Des incitations fiscales existent pour accompagner le départ à la retraite. Il existe ainsi un abattement de 500 000 euros sur la plus-value de cession si celle-ci se réalise dans une période comprise entre deux ans avant ou après la retraite effective du dirigeant. « Toutefois, on ne peut pas cumuler cet abattement lié au départ à la retraite et celui lié à la durée de détention des titres » prévient Jean-Luc Scemama.
2 - Vendre sans départ à la retraite
Comment dans ce cas éviter l’imposition de plus-value ? « En ce cas, le plus pertinent est de créer une société holding détentrice des titres à céder ; c’est donc cette structure qui va vendre et si 60 % au moins du prix est réinvesti dans des prises de participations ou pour développer une activité, il y aura alors un report d’imposition. » Mais aussi, bien évidemment, pas de cash non plus pour le propriétaire initial.
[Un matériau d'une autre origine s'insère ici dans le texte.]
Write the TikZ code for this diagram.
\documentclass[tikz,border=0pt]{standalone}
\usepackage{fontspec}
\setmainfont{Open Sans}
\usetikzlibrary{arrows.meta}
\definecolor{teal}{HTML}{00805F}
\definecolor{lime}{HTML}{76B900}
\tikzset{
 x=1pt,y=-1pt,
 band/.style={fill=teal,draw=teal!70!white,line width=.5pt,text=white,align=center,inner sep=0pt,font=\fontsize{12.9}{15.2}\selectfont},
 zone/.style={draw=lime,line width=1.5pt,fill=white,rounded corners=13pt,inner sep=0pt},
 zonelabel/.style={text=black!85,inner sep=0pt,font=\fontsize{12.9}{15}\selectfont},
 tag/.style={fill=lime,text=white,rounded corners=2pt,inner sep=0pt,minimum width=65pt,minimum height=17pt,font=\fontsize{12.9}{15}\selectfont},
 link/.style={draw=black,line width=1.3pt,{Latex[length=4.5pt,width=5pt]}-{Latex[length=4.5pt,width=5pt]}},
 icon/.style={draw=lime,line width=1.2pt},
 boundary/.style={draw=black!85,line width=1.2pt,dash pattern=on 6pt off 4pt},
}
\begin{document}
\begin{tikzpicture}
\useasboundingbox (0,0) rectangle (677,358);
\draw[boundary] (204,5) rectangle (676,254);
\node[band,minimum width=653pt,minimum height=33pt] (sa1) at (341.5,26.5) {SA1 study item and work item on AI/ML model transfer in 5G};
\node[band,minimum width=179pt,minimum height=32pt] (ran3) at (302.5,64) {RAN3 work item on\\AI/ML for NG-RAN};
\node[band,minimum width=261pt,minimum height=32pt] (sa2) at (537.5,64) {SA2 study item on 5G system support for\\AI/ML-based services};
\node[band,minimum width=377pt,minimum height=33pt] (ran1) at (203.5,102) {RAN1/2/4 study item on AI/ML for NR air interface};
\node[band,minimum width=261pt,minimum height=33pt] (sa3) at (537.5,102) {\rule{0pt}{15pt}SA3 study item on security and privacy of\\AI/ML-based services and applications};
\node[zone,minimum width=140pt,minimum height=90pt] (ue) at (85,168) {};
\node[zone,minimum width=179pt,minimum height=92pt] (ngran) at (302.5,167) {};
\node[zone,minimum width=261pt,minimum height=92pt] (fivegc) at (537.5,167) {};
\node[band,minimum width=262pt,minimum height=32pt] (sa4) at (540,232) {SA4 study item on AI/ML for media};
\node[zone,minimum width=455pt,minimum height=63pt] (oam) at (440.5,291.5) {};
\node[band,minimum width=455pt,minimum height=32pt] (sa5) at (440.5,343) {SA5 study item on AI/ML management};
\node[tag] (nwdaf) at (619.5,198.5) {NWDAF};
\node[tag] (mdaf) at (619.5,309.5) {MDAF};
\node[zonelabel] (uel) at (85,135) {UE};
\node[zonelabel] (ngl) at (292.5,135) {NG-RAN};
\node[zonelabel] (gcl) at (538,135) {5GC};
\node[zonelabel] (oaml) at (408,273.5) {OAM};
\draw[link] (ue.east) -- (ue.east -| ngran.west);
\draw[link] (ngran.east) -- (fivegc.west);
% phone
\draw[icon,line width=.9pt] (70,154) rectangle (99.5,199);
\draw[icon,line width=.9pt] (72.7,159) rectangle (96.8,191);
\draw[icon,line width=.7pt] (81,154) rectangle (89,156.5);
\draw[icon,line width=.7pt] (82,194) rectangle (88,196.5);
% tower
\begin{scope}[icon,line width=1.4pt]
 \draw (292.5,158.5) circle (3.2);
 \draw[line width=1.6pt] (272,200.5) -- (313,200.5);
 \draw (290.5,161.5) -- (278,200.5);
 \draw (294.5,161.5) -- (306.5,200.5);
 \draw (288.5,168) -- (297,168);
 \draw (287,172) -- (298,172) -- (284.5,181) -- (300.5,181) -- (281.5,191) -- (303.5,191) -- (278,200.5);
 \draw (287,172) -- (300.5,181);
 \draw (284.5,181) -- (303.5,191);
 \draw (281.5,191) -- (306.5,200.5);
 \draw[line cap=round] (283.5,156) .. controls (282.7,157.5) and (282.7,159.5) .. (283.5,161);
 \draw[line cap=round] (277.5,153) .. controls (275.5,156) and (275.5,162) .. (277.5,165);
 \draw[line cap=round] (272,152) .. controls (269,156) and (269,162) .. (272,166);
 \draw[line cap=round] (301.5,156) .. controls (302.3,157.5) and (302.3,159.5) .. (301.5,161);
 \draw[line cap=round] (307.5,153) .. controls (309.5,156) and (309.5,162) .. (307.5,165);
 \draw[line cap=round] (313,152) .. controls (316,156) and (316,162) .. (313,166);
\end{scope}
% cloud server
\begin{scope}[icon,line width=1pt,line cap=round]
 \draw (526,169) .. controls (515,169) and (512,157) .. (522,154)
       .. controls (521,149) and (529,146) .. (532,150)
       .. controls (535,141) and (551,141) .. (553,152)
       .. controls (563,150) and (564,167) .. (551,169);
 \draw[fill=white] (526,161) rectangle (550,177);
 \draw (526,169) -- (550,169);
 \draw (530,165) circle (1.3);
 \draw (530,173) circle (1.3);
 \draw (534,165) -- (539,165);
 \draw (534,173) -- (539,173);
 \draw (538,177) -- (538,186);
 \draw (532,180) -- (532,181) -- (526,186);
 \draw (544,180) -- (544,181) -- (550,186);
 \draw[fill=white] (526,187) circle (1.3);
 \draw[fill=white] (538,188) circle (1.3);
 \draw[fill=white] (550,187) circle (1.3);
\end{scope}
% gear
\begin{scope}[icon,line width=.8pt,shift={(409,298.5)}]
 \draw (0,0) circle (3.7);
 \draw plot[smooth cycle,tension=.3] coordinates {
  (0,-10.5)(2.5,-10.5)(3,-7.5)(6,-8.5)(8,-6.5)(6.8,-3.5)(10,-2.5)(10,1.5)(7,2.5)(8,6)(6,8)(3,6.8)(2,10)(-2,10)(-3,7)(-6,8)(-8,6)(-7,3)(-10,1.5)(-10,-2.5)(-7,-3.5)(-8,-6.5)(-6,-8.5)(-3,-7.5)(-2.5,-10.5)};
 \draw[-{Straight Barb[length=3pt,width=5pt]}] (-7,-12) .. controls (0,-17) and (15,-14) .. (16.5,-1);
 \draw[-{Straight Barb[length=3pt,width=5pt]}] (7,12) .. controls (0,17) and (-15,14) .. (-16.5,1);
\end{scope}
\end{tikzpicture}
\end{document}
3 - Transmettre à ses enfants
Ici, trois mécanismes méritent d’être étudiés et tous se préparent. Là encore le mot d’ordre est anticipation :
- Premier mécanisme, si les enfants veulent garder l’entreprise dans le giron familial, la transmission via le Pacte Dutreil, qui repose sur un accord entre le cédant et un ou plusieurs de ses enfants. Ces derniers s’engagent à garder les parts pendant au moins cinq ans et aussi à travailler au sein de l’entreprise en amont et en aval de la transmission. L’abattement pratiqué en ce cas réduit la plus-value de 75 %.
- Une autre possibilité, à envisager cette fois si les enfants ne sont pas investis dans l’entreprise : leur faire des donations des titres, dans la limite de 100 000 euros par parent/enfant tous les 15 ans, si l’on veut bénéficier de l’abattement prévu. A noter que « la cession des titres par les enfants doit intervenir après la donation, afin de limiter la plus-value, et donc l’imposition » précise Jean-Luc Scemama.
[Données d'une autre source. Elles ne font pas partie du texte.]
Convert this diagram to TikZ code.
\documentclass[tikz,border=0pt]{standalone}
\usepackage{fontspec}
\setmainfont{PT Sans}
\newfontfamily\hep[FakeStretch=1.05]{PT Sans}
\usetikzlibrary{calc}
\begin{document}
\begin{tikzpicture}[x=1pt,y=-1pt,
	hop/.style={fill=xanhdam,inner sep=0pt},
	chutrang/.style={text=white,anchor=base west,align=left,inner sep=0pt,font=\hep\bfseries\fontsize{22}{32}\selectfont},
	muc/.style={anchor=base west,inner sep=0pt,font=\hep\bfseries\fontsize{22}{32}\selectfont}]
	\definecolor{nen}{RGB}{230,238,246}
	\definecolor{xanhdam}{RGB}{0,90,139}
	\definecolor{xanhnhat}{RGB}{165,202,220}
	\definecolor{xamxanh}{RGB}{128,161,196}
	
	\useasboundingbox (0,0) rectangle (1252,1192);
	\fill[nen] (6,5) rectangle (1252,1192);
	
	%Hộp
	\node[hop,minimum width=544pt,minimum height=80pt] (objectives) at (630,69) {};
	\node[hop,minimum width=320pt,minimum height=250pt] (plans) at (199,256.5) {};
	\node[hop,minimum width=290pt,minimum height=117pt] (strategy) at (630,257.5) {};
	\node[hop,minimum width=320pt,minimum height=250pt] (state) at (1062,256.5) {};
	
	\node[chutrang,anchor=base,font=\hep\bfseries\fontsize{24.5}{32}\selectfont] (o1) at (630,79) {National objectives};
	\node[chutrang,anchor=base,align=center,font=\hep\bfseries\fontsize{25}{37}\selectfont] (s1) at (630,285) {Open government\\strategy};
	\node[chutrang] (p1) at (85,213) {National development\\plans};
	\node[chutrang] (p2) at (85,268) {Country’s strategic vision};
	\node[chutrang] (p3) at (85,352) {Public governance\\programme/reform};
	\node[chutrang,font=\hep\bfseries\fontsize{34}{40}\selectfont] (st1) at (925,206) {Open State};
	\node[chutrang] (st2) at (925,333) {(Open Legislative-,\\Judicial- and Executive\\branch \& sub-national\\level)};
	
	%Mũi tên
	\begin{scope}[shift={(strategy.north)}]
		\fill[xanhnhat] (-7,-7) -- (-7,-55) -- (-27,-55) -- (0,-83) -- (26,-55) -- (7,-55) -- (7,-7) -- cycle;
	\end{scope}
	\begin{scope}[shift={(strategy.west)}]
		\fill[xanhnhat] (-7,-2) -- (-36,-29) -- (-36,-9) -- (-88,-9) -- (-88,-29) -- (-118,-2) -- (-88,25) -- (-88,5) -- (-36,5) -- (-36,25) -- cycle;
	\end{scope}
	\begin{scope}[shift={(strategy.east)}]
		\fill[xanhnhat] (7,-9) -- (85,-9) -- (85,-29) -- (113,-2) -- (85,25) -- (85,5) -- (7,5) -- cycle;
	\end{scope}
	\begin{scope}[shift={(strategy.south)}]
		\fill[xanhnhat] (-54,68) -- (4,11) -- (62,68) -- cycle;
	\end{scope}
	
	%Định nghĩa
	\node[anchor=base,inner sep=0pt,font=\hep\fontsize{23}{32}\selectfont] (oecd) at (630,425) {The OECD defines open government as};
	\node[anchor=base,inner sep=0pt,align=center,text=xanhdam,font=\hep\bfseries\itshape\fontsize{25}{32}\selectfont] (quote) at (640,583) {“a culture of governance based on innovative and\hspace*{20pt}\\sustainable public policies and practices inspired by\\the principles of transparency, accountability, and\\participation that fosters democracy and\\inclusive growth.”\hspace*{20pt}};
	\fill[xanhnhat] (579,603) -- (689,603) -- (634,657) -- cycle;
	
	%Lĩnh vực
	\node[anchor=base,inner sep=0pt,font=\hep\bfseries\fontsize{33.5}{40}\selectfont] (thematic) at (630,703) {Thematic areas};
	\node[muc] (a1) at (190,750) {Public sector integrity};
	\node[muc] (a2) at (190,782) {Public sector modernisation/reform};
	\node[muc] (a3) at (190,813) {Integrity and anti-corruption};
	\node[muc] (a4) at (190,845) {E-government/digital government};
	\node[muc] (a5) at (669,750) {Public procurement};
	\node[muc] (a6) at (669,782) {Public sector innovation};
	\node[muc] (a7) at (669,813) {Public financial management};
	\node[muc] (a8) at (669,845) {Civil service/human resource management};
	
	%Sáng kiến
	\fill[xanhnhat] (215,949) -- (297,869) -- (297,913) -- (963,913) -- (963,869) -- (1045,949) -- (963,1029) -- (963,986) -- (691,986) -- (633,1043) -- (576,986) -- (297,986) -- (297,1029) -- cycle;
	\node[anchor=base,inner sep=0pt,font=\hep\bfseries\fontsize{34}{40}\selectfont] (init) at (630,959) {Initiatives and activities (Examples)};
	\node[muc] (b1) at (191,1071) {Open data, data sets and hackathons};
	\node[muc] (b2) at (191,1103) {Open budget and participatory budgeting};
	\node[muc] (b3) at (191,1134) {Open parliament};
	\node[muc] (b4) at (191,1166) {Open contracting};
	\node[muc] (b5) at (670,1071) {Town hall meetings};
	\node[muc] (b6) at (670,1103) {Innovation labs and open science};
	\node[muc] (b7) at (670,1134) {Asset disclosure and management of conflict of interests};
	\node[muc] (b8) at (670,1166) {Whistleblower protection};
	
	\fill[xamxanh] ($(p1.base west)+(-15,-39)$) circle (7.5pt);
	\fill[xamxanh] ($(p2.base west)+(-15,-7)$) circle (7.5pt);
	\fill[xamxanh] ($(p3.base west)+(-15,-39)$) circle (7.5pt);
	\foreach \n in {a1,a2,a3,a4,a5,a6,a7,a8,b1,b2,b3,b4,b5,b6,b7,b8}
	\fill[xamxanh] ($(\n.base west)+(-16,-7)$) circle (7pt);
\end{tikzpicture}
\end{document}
- Enfin, si les titres à donner en pleine propriété dépassent le seuil de 100 000 euros par enfant, il est intéressant d’envisager une donation de titres démembrés : l’usufruit au parent, la nue-propriété aux enfants. Un impératif : que les enfants conservent lesdits titres, car l’usufruit rejoint la nue-propriété au décès du nu-propriétaire.
En tout état de cause, ce qui est à éviter, est de « vendre et ensuite de donner, car alors il y aurait alors une double imposition (sur la plus-value, puis sur la donation) » prévient Jean-Luc Scemama qui insiste pour que les cédants prennent le temps de faire des simulations fiscales abouties selon les différentes cessions envisagées.
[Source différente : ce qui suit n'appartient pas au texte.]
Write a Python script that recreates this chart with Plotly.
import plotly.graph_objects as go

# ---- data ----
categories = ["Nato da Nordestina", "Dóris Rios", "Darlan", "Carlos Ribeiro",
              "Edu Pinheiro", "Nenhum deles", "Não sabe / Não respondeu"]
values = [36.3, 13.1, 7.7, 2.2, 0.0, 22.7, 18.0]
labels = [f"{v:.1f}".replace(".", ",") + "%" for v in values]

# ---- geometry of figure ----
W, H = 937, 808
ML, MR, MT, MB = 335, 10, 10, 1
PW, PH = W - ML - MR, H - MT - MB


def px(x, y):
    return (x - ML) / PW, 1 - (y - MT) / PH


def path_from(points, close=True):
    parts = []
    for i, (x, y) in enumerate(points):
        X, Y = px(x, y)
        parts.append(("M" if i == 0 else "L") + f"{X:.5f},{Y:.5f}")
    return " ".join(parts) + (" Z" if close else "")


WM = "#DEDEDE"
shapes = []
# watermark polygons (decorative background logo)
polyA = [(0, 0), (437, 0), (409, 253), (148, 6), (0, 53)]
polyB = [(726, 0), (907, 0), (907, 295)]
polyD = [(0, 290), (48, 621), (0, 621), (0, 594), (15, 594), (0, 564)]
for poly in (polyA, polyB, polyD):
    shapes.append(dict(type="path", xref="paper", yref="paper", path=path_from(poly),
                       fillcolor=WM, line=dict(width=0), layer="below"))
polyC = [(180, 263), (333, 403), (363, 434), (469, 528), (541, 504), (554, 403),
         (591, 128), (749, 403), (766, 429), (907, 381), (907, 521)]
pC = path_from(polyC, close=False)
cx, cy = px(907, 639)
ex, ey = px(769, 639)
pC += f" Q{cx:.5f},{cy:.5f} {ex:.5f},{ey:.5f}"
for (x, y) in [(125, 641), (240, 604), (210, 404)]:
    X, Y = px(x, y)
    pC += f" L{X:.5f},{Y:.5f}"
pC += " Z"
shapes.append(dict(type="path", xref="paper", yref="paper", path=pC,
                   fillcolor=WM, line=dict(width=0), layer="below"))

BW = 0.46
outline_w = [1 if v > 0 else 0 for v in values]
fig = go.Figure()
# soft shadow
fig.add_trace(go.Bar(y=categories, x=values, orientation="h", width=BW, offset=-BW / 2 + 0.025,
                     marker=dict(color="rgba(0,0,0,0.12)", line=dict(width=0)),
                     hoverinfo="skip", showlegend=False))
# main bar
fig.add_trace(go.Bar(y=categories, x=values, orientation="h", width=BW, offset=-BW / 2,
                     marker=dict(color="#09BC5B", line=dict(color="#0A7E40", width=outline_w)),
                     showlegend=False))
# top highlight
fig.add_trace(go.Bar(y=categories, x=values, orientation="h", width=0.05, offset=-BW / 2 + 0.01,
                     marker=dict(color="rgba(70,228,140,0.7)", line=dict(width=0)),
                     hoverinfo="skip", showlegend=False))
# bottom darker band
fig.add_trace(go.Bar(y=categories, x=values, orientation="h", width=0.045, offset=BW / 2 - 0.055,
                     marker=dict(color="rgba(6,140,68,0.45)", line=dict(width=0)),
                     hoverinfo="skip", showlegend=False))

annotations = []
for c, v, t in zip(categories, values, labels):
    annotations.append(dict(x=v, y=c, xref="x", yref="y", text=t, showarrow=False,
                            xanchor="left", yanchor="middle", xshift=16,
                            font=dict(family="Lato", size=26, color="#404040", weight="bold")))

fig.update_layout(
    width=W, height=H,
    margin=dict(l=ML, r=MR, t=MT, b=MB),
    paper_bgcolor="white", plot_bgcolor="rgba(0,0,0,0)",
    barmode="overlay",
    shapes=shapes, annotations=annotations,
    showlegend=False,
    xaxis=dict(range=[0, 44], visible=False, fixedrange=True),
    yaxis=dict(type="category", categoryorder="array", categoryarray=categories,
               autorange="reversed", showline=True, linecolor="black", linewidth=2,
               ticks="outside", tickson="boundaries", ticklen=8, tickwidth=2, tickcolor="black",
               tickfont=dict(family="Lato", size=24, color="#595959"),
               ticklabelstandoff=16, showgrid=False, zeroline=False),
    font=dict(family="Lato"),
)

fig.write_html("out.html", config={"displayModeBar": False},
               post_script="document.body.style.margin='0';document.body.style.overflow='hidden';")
2020 : les spécificités des cessions de 2020 et leur impact fiscal
Dans un contexte où le financement bancaire était happé par les prêts garantis par l’Etat (PGE), 2020 a rebattu les cartes en remettant au goût du jour des mécanismes jusqu’alors assez peu utilisés. Face à des résultats 2020 souvent dégradés, et alors que la valeur attribuée par l’acquéreur à l’entreprise « est sa capacité à générer du résultat demain » résume l’expert-comptable, « la clause d’earn-out, pertinente quand les parties ont du mal à trouver un accord sur le prix, a pu donner sa pleine mesure ». Le crédit vendeur, souvent utilisé pour céder à des collaborateurs, s’est développé pour des cessions à des tiers. Sur la fiscalité de ce mécanisme, Jean-Luc Scemama relève un inconvénient : « le vendeur est imposé sur le prix de vente des titres, et non pas sur ce qu’il a effectivement encaissé, à la différence des ventes de fonds de commerce où l’imposition porte sur le prix encaissé, donc sur la plus-value réalisée ». Des échanges ont lieu entre les pouvoirs publics et le CSOEC pour corréler imposition et plus-value effective en cas de recours au crédit vendeur lors de cessions de titres.